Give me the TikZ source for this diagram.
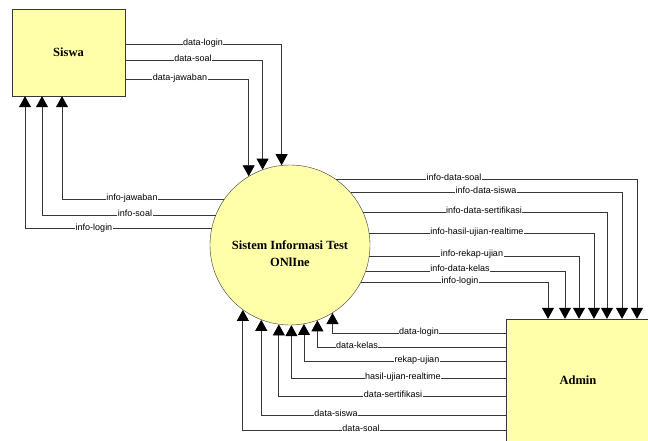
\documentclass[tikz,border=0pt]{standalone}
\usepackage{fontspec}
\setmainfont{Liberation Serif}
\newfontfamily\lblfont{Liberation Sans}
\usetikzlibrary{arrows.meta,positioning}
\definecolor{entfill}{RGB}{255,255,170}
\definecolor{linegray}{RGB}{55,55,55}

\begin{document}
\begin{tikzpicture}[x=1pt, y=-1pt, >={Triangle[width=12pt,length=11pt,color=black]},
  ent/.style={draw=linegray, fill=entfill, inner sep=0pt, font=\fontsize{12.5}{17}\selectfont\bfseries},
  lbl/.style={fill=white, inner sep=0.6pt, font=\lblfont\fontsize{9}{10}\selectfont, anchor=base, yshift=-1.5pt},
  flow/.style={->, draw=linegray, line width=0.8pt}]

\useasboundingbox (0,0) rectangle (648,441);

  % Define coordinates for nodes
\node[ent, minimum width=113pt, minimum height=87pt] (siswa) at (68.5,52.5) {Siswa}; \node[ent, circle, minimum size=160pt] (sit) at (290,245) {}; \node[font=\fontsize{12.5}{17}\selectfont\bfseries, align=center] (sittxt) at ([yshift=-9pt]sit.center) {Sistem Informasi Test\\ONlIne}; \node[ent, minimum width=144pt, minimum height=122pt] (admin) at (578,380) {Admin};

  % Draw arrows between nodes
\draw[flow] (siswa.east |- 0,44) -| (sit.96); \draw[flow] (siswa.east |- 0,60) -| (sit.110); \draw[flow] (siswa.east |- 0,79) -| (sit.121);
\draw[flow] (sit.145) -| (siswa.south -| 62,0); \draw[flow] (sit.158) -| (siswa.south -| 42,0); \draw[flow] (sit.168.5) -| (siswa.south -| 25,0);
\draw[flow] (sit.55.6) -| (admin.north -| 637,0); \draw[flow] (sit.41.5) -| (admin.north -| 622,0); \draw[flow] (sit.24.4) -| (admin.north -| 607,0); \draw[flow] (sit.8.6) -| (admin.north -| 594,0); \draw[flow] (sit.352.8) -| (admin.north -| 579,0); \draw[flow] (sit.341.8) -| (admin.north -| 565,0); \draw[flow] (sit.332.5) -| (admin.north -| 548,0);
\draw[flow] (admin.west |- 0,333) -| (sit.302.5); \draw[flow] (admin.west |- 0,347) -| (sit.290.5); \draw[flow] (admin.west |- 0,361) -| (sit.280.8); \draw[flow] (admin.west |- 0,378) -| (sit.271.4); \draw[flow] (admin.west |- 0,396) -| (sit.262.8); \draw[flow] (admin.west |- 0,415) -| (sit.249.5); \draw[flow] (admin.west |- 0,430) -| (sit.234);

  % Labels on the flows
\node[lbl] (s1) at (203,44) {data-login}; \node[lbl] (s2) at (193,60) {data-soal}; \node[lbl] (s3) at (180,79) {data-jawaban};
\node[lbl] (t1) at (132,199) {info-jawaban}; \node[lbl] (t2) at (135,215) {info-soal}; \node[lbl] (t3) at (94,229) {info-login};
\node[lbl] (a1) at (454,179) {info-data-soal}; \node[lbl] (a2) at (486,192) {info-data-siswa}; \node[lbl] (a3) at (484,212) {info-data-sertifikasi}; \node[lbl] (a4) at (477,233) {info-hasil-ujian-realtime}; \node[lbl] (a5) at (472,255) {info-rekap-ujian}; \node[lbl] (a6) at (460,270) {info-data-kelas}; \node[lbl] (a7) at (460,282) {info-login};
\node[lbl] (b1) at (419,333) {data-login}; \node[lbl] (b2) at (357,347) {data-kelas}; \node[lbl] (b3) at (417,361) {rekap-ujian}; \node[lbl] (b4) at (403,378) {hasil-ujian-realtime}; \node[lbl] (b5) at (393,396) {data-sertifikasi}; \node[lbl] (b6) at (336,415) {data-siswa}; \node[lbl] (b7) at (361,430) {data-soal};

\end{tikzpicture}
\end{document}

==

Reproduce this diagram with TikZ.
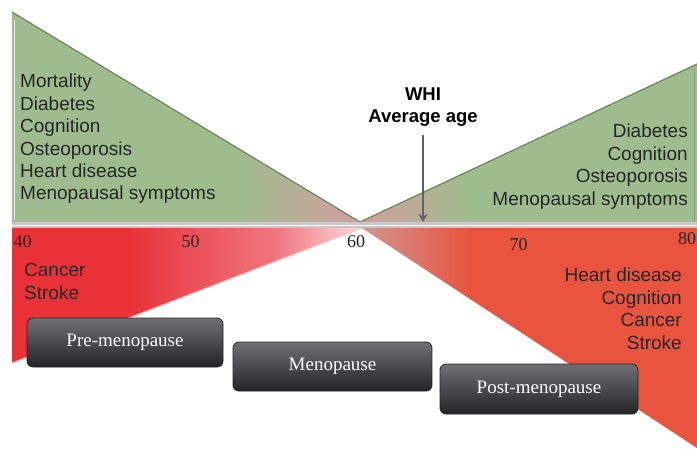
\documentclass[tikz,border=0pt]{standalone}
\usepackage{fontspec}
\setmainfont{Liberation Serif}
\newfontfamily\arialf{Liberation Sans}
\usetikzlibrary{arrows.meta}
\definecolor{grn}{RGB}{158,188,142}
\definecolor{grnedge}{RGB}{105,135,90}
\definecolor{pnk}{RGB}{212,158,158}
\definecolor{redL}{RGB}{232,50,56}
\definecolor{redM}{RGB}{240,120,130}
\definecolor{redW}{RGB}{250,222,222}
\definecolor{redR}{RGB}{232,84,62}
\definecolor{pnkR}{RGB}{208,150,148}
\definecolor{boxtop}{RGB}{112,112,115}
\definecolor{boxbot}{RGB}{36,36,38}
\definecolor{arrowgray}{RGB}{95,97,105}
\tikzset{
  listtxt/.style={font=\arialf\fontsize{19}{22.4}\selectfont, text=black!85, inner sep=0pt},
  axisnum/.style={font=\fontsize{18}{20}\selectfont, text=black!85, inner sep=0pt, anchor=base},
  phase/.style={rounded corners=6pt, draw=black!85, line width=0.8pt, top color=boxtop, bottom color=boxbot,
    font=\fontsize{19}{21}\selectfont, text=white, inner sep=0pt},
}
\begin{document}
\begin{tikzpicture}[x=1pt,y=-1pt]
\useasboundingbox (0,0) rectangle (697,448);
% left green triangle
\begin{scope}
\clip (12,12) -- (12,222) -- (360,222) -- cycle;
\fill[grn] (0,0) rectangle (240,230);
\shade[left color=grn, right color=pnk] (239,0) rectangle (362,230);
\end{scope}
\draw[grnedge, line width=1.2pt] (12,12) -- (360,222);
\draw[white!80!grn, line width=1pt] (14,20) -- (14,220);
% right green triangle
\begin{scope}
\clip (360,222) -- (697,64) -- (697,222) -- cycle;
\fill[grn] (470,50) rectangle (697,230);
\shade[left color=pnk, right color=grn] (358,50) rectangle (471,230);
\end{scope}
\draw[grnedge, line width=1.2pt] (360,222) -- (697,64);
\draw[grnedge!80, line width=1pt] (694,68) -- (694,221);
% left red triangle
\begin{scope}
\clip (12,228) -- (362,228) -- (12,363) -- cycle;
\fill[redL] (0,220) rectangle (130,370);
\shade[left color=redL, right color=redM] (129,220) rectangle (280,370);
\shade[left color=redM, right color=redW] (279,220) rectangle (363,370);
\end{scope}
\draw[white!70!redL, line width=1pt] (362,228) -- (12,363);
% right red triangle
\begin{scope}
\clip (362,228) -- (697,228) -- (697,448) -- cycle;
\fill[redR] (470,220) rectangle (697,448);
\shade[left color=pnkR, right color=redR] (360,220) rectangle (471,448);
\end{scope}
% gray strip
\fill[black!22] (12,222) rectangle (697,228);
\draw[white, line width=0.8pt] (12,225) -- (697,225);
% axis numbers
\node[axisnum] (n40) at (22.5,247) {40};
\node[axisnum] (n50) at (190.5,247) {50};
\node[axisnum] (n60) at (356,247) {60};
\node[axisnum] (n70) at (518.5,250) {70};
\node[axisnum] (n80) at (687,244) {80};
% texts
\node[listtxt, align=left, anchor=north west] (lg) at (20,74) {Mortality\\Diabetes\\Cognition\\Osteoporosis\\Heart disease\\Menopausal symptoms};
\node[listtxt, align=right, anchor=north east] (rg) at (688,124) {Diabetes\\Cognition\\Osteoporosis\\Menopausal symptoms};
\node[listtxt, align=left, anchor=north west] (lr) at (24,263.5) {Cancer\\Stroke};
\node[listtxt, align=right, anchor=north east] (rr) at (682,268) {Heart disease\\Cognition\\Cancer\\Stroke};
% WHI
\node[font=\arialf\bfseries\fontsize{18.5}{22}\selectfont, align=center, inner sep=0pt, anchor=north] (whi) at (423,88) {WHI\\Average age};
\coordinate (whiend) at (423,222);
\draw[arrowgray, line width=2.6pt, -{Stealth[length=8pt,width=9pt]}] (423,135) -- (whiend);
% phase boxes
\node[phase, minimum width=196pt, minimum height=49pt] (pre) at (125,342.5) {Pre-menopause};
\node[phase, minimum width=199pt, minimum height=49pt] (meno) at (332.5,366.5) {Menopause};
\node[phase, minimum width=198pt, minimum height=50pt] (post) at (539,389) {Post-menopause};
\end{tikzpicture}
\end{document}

**INSTRUCTION:** In the listing above, find the line with "Give me the TikZ source for this diagram." and the line with "minimum width=113pt, minimum". Copy exactly those lines and all between them, minus the images.

**WRITTEN SOLUTION:**
Give me the TikZ source for this diagram.
\documentclass[tikz,border=0pt]{standalone}
\usepackage{fontspec}
\setmainfont{Liberation Serif}
\newfontfamily\lblfont{Liberation Sans}
\usetikzlibrary{arrows.meta,positioning}
\definecolor{entfill}{RGB}{255,255,170}
\definecolor{linegray}{RGB}{55,55,55}

\begin{document}
\begin{tikzpicture}[x=1pt, y=-1pt, >={Triangle[width=12pt,length=11pt,color=black]},
  ent/.style={draw=linegray, fill=entfill, inner sep=0pt, font=\fontsize{12.5}{17}\selectfont\bfseries},
  lbl/.style={fill=white, inner sep=0.6pt, font=\lblfont\fontsize{9}{10}\selectfont, anchor=base, yshift=-1.5pt},
  flow/.style={->, draw=linegray, line width=0.8pt}]

\useasboundingbox (0,0) rectangle (648,441);

  % Define coordinates for nodes
\node[ent, minimum width=113pt, minimum height=87pt] (siswa) at (68.5,52.5) {Siswa}; \node[ent, circle, minimum size=160pt] (sit) at (290,245) {}; \node[font=\fontsize{12.5}{17}\selectfont\bfseries, align=center] (sittxt) at ([yshift=-9pt]sit.center) {Sistem Informasi Test\\ONlIne}; \node[ent, minimum width=144pt, minimum height=122pt] (admin) at (578,380) {Admin};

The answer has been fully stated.